> [What is required]
Below are some records; quote exactly the lines from the one that contains "Write the TikZ code for this diagram." through the one that contains "(0,0) rectangle (389,353);", inclusive, and no others.

> [Extracted entries]
---

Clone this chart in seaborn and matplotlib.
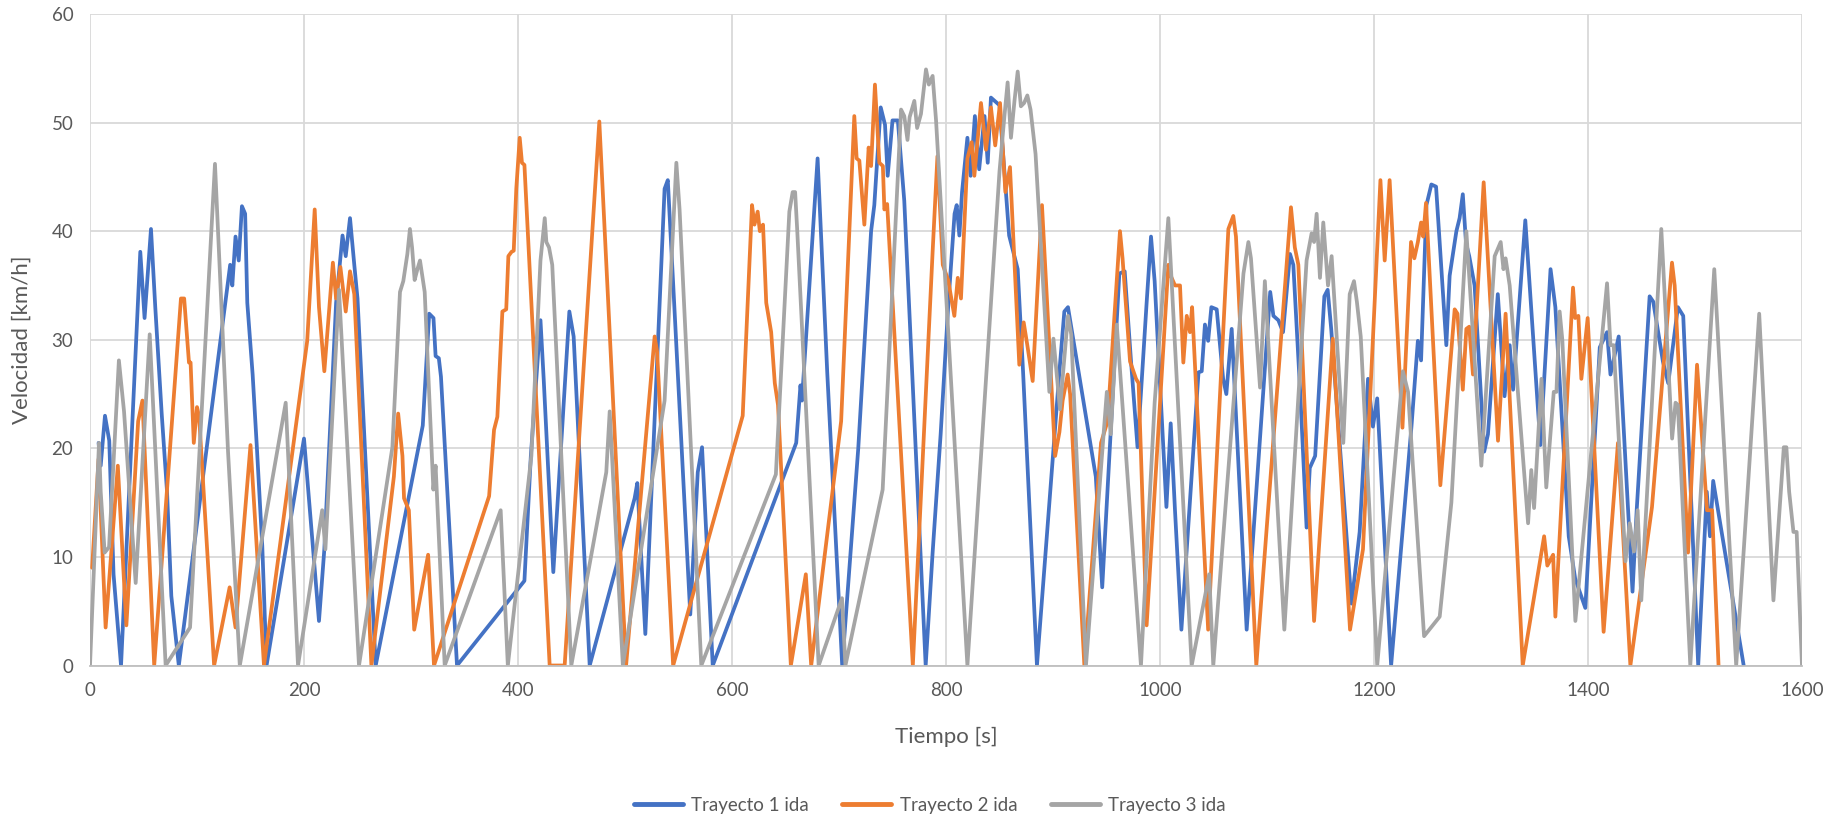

---

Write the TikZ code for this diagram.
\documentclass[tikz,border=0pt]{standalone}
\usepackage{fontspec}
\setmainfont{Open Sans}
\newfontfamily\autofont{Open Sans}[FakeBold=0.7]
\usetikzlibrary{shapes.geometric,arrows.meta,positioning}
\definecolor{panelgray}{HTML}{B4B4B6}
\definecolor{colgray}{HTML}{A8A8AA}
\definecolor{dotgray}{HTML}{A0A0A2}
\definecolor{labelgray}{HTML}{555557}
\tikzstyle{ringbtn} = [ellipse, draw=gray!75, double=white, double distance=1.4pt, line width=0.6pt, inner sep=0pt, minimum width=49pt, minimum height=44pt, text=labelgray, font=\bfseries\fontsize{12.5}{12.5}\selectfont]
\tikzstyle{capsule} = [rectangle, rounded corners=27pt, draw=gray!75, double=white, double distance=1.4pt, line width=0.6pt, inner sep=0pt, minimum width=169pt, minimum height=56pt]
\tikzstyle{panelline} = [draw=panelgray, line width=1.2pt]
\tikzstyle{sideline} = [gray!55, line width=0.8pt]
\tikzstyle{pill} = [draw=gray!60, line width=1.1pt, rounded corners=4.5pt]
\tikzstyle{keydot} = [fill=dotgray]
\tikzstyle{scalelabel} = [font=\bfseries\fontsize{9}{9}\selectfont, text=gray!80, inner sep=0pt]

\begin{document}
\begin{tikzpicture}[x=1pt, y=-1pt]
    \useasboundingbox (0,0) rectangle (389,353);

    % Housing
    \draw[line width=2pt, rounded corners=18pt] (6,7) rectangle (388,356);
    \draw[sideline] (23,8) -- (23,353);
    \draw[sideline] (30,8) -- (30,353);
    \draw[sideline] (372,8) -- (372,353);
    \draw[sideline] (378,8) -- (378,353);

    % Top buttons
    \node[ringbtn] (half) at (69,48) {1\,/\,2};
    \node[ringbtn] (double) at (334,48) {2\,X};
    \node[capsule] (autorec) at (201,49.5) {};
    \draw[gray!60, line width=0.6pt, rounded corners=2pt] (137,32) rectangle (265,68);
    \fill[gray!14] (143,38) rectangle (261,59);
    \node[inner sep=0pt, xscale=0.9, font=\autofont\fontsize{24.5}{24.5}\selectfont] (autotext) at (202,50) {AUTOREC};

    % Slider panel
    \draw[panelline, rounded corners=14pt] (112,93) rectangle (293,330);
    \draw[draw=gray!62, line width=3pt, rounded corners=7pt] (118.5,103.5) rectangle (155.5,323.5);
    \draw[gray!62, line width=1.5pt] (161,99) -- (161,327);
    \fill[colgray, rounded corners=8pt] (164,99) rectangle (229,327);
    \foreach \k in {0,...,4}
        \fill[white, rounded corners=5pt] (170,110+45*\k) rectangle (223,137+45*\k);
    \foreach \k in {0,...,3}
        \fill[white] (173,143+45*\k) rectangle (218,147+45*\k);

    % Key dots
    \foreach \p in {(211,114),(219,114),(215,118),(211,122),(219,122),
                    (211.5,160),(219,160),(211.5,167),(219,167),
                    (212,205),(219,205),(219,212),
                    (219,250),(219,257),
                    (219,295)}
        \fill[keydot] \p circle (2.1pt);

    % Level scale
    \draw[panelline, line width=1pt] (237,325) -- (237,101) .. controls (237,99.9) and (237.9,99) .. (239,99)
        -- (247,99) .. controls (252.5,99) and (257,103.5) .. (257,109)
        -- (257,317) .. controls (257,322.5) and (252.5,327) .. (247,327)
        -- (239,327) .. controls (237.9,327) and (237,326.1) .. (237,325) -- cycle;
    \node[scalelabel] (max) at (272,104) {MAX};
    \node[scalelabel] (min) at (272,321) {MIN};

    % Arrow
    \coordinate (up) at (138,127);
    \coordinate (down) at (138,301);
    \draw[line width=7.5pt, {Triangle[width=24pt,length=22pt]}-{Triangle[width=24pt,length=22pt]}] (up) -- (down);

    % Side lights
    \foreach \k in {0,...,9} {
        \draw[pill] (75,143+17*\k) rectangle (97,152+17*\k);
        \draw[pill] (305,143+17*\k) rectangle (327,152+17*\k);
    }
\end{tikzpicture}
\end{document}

---

> [Output for this exercise]
Write the TikZ code for this diagram.
\documentclass[tikz,border=0pt]{standalone}
\usepackage{fontspec}
\setmainfont{Open Sans}
\newfontfamily\autofont{Open Sans}[FakeBold=0.7]
\usetikzlibrary{shapes.geometric,arrows.meta,positioning}
\definecolor{panelgray}{HTML}{B4B4B6}
\definecolor{colgray}{HTML}{A8A8AA}
\definecolor{dotgray}{HTML}{A0A0A2}
\definecolor{labelgray}{HTML}{555557}
\tikzstyle{ringbtn} = [ellipse, draw=gray!75, double=white, double distance=1.4pt, line width=0.6pt, inner sep=0pt, minimum width=49pt, minimum height=44pt, text=labelgray, font=\bfseries\fontsize{12.5}{12.5}\selectfont]
\tikzstyle{capsule} = [rectangle, rounded corners=27pt, draw=gray!75, double=white, double distance=1.4pt, line width=0.6pt, inner sep=0pt, minimum width=169pt, minimum height=56pt]
\tikzstyle{panelline} = [draw=panelgray, line width=1.2pt]
\tikzstyle{sideline} = [gray!55, line width=0.8pt]
\tikzstyle{pill} = [draw=gray!60, line width=1.1pt, rounded corners=4.5pt]
\tikzstyle{keydot} = [fill=dotgray]
\tikzstyle{scalelabel} = [font=\bfseries\fontsize{9}{9}\selectfont, text=gray!80, inner sep=0pt]

\begin{document}
\begin{tikzpicture}[x=1pt, y=-1pt]
    \useasboundingbox (0,0) rectangle (389,353);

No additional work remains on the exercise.